Sep 25 2022 Reflection
Sunday 25 September 2022
First Reading: Am 6:1a, 4-7
Praise the Lord, my soul!
Ps 146:7, 8-9, 9-10
Second Reading: 1 Tm 6:11-16
Gospel Reading: Lk 16:19-31
Today’s Note: Twenty Sixth Sunday in Ordinary Time
Jesus said to the Pharisees:
“There was a rich man who dressed in purple garments and fine linen
and dined sumptuously each day.
And lying at his door was a poor man named Lazarus, covered with sores,
who would gladly have eaten his fill of the scraps
that fell from the rich man’s table.
Dogs even used to come and lick his sores.
When the poor man died,
he was carried away by angels to the bosom of Abraham.
The rich man also died and was buried,
and from the netherworld, where he was in torment,
he raised his eyes and saw Abraham far off
and Lazarus at his side.
And he cried out, ‘Father Abraham, have pity on me.
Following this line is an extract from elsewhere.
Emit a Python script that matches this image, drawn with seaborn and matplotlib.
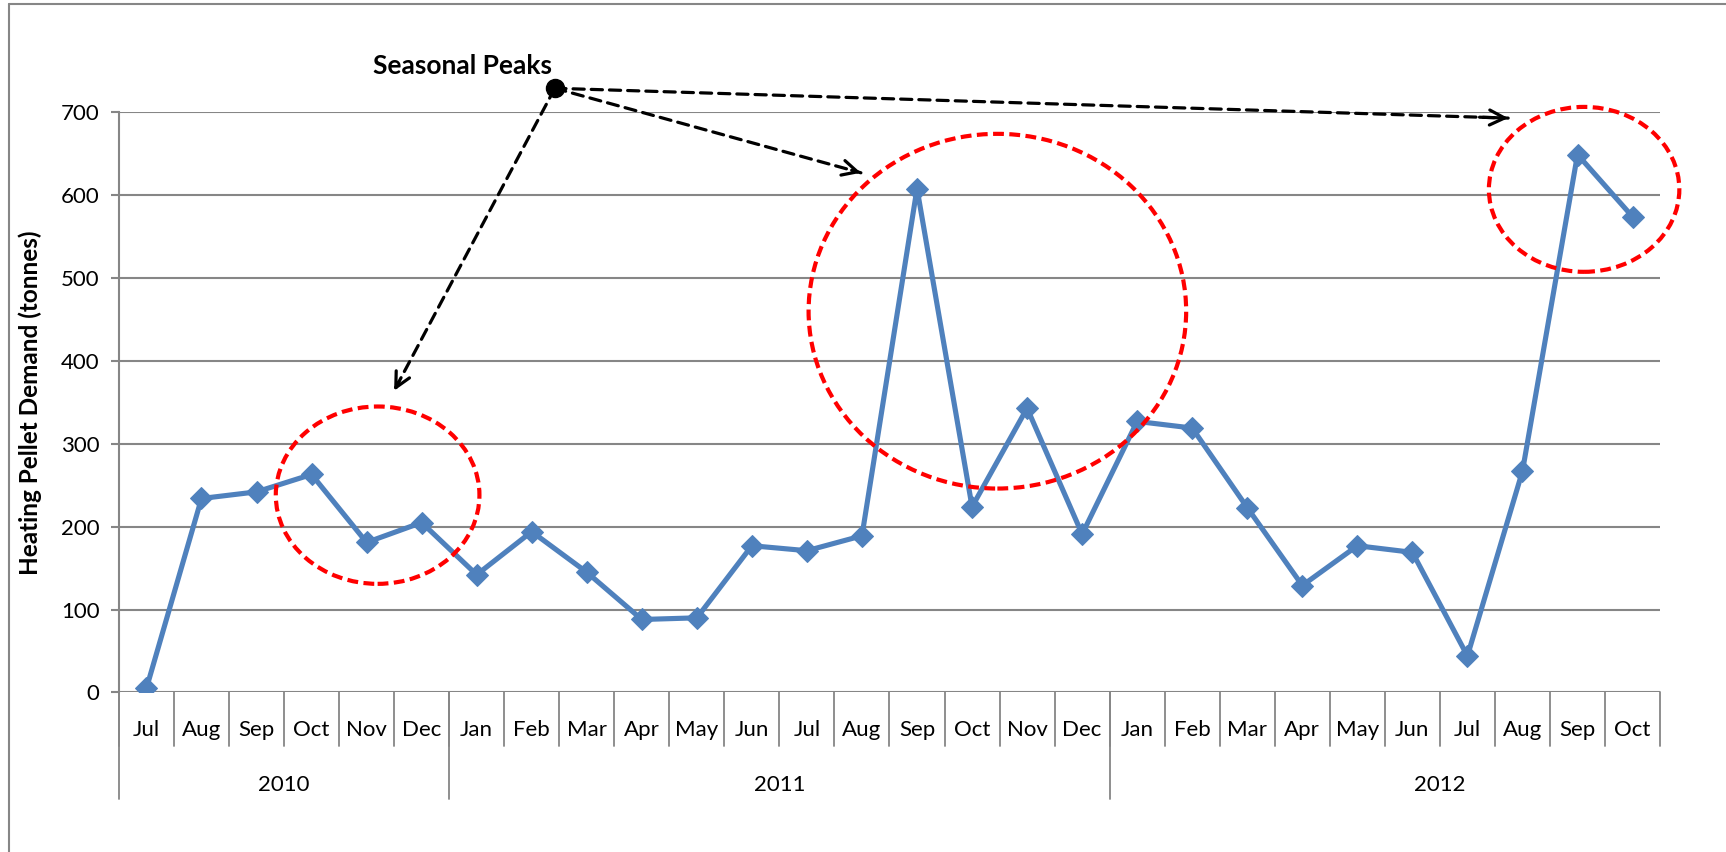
import numpy as np
import pandas as pd
import matplotlib
matplotlib.use("Agg")
import matplotlib.pyplot as plt
import seaborn as sns
from matplotlib.patches import Ellipse
from matplotlib.lines import Line2D

# ---------------- data ----------------
months = ["Jul", "Aug", "Sep", "Oct", "Nov", "Dec",
          "Jan", "Feb", "Mar", "Apr", "May", "Jun", "Jul", "Aug", "Sep", "Oct", "Nov", "Dec",
          "Jan", "Feb", "Mar", "Apr", "May", "Jun", "Jul", "Aug", "Sep", "Oct"]
years = ["2010", "2011", "2012"]
months_per_year = [6, 12, 10]
demand = [5, 234, 242, 263, 181, 205,
          142, 194, 145, 88, 90, 177, 171, 189, 608, 224, 343, 191,
          327, 319, 223, 129, 177, 169, 44, 267, 649, 574]
y_ticks = [0, 100, 200, 300, 400, 500, 600, 700]
y_label = "Heating Pellet Demand (tonnes)"
note_text = "Seasonal Peaks"

# annotation geometry (data coordinates)
note_dot = (7.42, 729)
note_text_pos = (5.74, 756)
arrow_targets = [(4.5, 364), (12.98, 627), (24.74, 693)]
peak_ellipses = [  # (x, y, width, height)
    (4.2, 238, 3.7, 214),
    (15.46, 460, 6.86, 428),
    (26.12, 607, 3.46, 199),
]

# ---------------- style ----------------
sns.set_theme(style="white")
plt.rcParams["font.family"] = ["Lato", "DejaVu Sans"]
GRID = "#868686"
LINE = "#4F81BD"

fig = plt.figure(figsize=(17.26, 8.52), dpi=100)
fig.patch.set_facecolor("white")
ax = fig.add_axes([0.0689, 0.1873, 0.8929, 0.6809])

df = pd.DataFrame({"idx": np.arange(len(demand)), "demand": demand})
sns.lineplot(data=df, x="idx", y="demand", ax=ax, color=LINE, lw=3.7,
             marker="D", markersize=11, markeredgecolor=LINE, zorder=4)

ax.set_xlim(-0.5, len(demand) - 0.5)
ax.set_ylim(0, 700)
ax.set_yticks(y_ticks)
ax.set_yticklabels([str(v) for v in y_ticks])
ax.yaxis.grid(True, color=GRID, lw=1.5)
ax.set_axisbelow(True)
for s in ["top", "right", "bottom"]:
    ax.spines[s].set_visible(False)
ax.spines["left"].set_color(GRID)
ax.spines["left"].set_linewidth(1.5)

ax.tick_params(axis="y", length=6, width=1.5, color=GRID, labelsize=16,
               pad=8, labelcolor="black", left=True)
ax.set_xticks(np.arange(len(months)))
ax.set_xticklabels(months)
ax.tick_params(axis="x", length=0, labelsize=16, pad=20, labelcolor="black")

ax.set_xlabel("")
ax.set_ylabel(y_label, fontsize=17.5, fontweight="bold", color="black")
ax.yaxis.set_label_coords(-0.050, 0.5)

# multi-level category separators
trans = ax.get_xaxis_transform()
for b in np.arange(-0.5, len(months)):
    ax.plot([b, b], [0, -0.093], transform=trans, clip_on=False, color=GRID, lw=1.3)
starts = np.concatenate([[0], np.cumsum(months_per_year)[:-1]]) - 0.5
for s in starts:
    ax.plot([s, s], [0, -0.184], transform=trans, clip_on=False, color=GRID, lw=1.3)
for i, (yr, n) in enumerate(zip(years, months_per_year)):
    span = n if i < len(years) - 1 else 12
    cx = starts[i] + span / 2
    ax.text(cx, -0.159, yr, transform=trans, ha="center", va="center",
            fontsize=16, color="black")

# red dashed ellipses
for (ex, ey, ew, eh) in peak_ellipses:
    ax.add_patch(Ellipse((ex, ey), ew, eh, fill=False, ec="#FF0000", lw=3.0,
                         ls=(0, (2.6, 1.3)), clip_on=False, zorder=5))

# arrows
for (tx, ty) in arrow_targets:
    ax.annotate("", xy=(tx, ty), xytext=note_dot, annotation_clip=False,
                arrowprops=dict(arrowstyle="-", ls=(0, (3.5, 2.2)), lw=2.3,
                                color="black", shrinkA=0, shrinkB=0), zorder=6)
    sx = tx - 0.03 * (tx - note_dot[0])
    sy = ty - 0.03 * (ty - note_dot[1])
    ax.annotate("", xy=(tx, ty), xytext=(sx, sy), annotation_clip=False,
                arrowprops=dict(arrowstyle="->,head_length=0.9,head_width=0.45",
                                lw=2.3, color="black", shrinkA=0, shrinkB=0), zorder=6)
ax.plot([note_dot[0]], [note_dot[1]], "o", color="black", ms=13, clip_on=False, zorder=7)
ax.text(note_text_pos[0], note_text_pos[1], note_text, ha="center", va="center",
        fontsize=19, fontweight="bold", color="black", clip_on=False)

# outer frame (left and top)
fig.add_artist(Line2D([9 / 1726, 9 / 1726], [0, 1 - 4 / 852], transform=fig.transFigure,
                      color=GRID, lw=1.5))
fig.add_artist(Line2D([9 / 1726, 1], [1 - 4 / 852, 1 - 4 / 852], transform=fig.transFigure,
                      color=GRID, lw=1.5))

fig.savefig("out.png", dpi=100)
Send Lazarus to dip the tip of his finger in water and cool my tongue,
for I am suffering torment in these flames.’
‘My child, remember that you received
what was good during your lifetime
while Lazarus likewise received what was bad;
but now he is comforted here, whereas you are tormented.
Moreover, between us and you a great chasm is established
to prevent anyone from crossing who might wish to go
from our side to yours or from your side to ours.’
He said, ‘Then I beg you, father,
send him to my father’s house, for I have five brothers,
so that he may warn them,
lest they too come to this place of torment.’
But Abraham replied, ‘They have Moses and the prophets.
Let them listen to them.’
He said, ‘Oh no, father Abraham,
but if someone from the dead goes to them, they will repent.’
Then Abraham said, ‘If they will not listen to Moses and the prophets,
neither will they be persuaded if someone should rise from the dead.'”
What most absorbs your time, your attention, and your heart? In the parable of the rich man who refused to help the beggar named Lazarus Jesus paints a dramatic scene of contrasts – riches and poverty, heaven and hell, compassion and indifference, inclusion and exclusion. We also see an abrupt and dramatic reversal of fortune. Lazarus was not only poor and a beggar, he was also sick and unable to fend for himself. He was “laid” at the gates of the rich man’s house. The dogs which licked his sores probably also stole the little bread he got for himself. Dogs in the ancient world symbolized contempt. Enduring the torment of these savage dogs only added to the poor man’s miseries and sufferings.
The rich man treated the beggar with contempt and indifference, until he found his fortunes reversed at the end of his life! In God’s economy, those who hold on possessively to what they have, lose it all in the end, while those who share generously receive back many times more than they gave away.
Hope in God and his merciful help
The name Lazarus means God is my help. Despite a life of misfortune and suffering, Lazarus did not lose hope in God. His eyes were set on a treasure stored up for him in heaven. The rich man, however, could not see beyond his material wealth and possessions. He not only had every thing he needed, he selfishly spent all he had on himself. He was too absorbed in what he possessed to notice the needs of those around him. He lost sight of God and the treasure of heaven because he was preoccupied with seeking happiness in material things. He served wealth rather than God. In the end the rich man became a beggar!
Do you know the joy and freedom of possessing God as your true and lasting treasure? Those who put their hope and security in the kingdom of heaven will not be disappointed (see Hebrews 6:19).
Lord Jesus, you are my joy and my treasure. Make me rich in the things of your heavenly kingdom and give me a generous heart that I may freely share with others the spiritual and material treasures you have given to me.